Les problèmes de dysphagie, de perte d’appétit et de sécheresse buccale en fin de vie forcent à explorer d’autres avenues pour arriver à offrir des plats sécuritaires et savoureux. Les risques d’étouffement en raison de bouchées insuffisamment mastiquées ou même en buvant un liquide qui s’écoule trop rapidement pour que les réflexes de déglutition aient le temps de protéger les voies respiratoires sont courants.
Le plaisir gustatif est l’un des derniers qui nous restent à la fin de notre vie. Les soins palliatifs n’ont pas pour but de prolonger la vie, mais bien de rendre la fin la plus humaine possible. C’est l’occasion de passer du temps avec ses proches, de célébrer la vie et de prolonger le plaisir.
— Bernard Lapointe
Composer avec le déclin de l’appétit
L’appétit des personnes en fin de vie diminue. Il s’agit néanmoins de quelque chose de naturel. Ce déclin inquiète les proches qui y voient un signe de détérioration. Les repas en soins palliatifs se réduisent généralement à quelques bouchées selon la capacité des patients et des patientes. Cette réalité prend de court les familles qui sentent la fin approcher. Elles vont parfois demander de privilégier des aliments santé ou encore de nourrir davantage la personne.

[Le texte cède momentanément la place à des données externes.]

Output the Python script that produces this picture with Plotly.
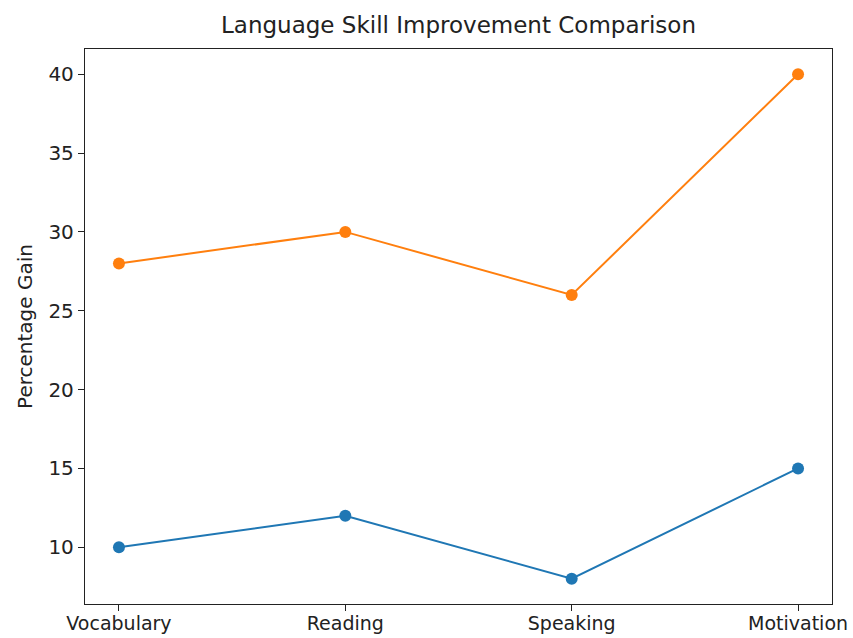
import plotly.graph_objects as go

categories = ["Vocabulary", "Reading", "Speaking", "Motivation"]
series_a = [10, 12, 8, 15]
series_b = [28, 30, 26, 40]

fig = go.Figure()
fig.add_trace(go.Scatter(x=categories, y=series_a, mode="lines+markers", name="Traditional",
                         line=dict(color="#1f77b4", width=2), marker=dict(size=12, color="#1f77b4")))
fig.add_trace(go.Scatter(x=categories, y=series_b, mode="lines+markers", name="App-based",
                         line=dict(color="#ff7f0e", width=2), marker=dict(size=12, color="#ff7f0e")))

font = "DejaVu Sans"
W, H = 853, 638
fig.update_layout(
    width=W, height=H,
    margin=dict(l=85, r=21, t=49, b=34, autoexpand=False),
    paper_bgcolor="white", plot_bgcolor="white",
    showlegend=False,
    title=dict(text="Language Skill Improvement Comparison", x=(85 + 832) / 2 / W, xanchor="center",
               y=1 - 25 / H, yanchor="middle", font=dict(family=font, size=23, color="#222")),
    font=dict(family=font, size=20, color="#222"),
)
fig.update_xaxes(range=[-0.15, 3.15], showline=True, linecolor="#222", linewidth=1.3, mirror=True,
                 ticks="outside", ticklen=6, tickcolor="#222", showgrid=False, zeroline=False,
                 automargin=False, ticklabelstandoff=-4,
                 tickfont=dict(family=font, size=19, color="#222"))
fig.update_yaxes(range=[6.4, 41.6], showline=True, linecolor="#222", linewidth=1.3, mirror=True,
                 ticks="outside", ticklen=6, tickcolor="#222", showgrid=False, zeroline=False,
                 automargin=False,
                 tickvals=[10, 15, 20, 25, 30, 35, 40],
                 tickfont=dict(family=font, size=20, color="#222"),
                 title=dict(text="Percentage Gain", font=dict(family=font, size=20, color="#222"), standoff=10))

fig.write_html("out.html", config={"displayModeBar": False},
               post_script="document.body.style.margin='0';document.body.style.overflow='hidden';")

« Quand les familles expriment ça, elles expriment leur amour pour leur proche. Il faut prendre ça positif. Malheureusement, on est à une période de la vie où on va vivre cette perte-là. Il nous reste seulement quelque temps… Comment peut-on faire pour que le repas soit une source de plaisir et de socialisation? »
Les décisions à ce sujet sont encadrées par l’équipe de soins palliatifs de concert avec les patients et patientes ainsi que leurs proches. Le Dr Lapointe note que l’alimentation forcée, par exemple par voie intraveineuse et par tube de gavage, n’améliore pas les symptômes dont les gens peuvent souffrir et ne prolonge pas non plus leur vie. Le projet de l’ITHQ vise également à fournir des pistes de solution aux familles afin qu’elles puissent servir des aliments adaptés aux personnes en fin de vie. Notre rôle, aussi petit et furtif soit-il, c’est de préserver un lien. Dans cette période de grande détresse, si une bouchée peut raviver une étincelle de bonheur ou un souvenir rattaché à un plaisir d’autrefois, il faut le faire
, explique le sociologue Alain Girard.
Je me souviens qu’on a déjà créé une écume d’une bouillabaisse pour un patient qui en était fervent dans l’établissement de soins palliatifs La Maison, en France. Les quelques gouttes déposées dans sa bouche ont eu l’effet d’une bombe de bonheur pour lui.